His breakthrough in the Arsenal side came in 1956–57, as he became the Gunners' first choice left-winger, playing 32 times and scoring 9 goals. By now he had also made his debut for the Republic of Ireland, against the Netherlands on 10 May 1955.

Haverty also played in the London XI that contested the inaugural edition of the Inter-Cities Fairs Cup. He played against Lausanne Sports in the semi-finals (and scored a goal in the 3–2 aggregate win), he did not make the cut for the final against Barcelona, which London lost 6–1 on aggregate.
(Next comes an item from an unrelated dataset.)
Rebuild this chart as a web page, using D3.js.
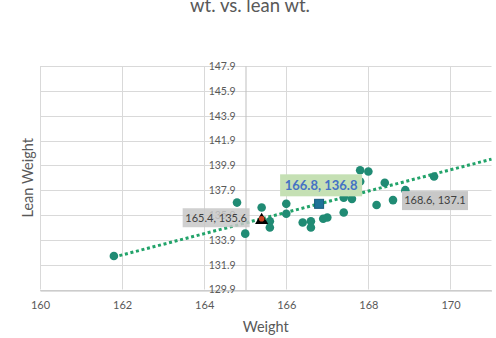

Back trouble meant he missed some of Arsenal's matches during this time, but put in 37 appearances and 8 goals in 1959–60, his best season for the club. However, the next season he was made to share the left wing position with Alan Skirton. Haverty was unhappy with the lack of a regular first-team place, and put in a transfer request; he was sold to Blackburn Rovers in August 1961 for £25,000. In all, he played 122 matches for Arsenal, scoring 26 goals.

Haverty spent a single season with Blackburn, before having spells in the lower divisions with Millwall and Bristol Rovers, with a brief spell at Celtic in between. He moved back to his native Ireland to play for Shelbourne, with whom he won the last of his 32 full international caps. In 1967 he went to the United States to play for Chicago Spurs (later Kansas City Spurs) in the NASL, and then returned to sign for Shamrock Rovers in 1969, for whom he made two appearances in the European Cup Winners' Cup. In August 1971 he signed for Drogheda.

He went on to scout for Arsenal in Ireland. In 2000, he was inaugurated into the Football Association of Ireland's Hall of Fame. He died on 7 February 2009, in Dublin, aged 72.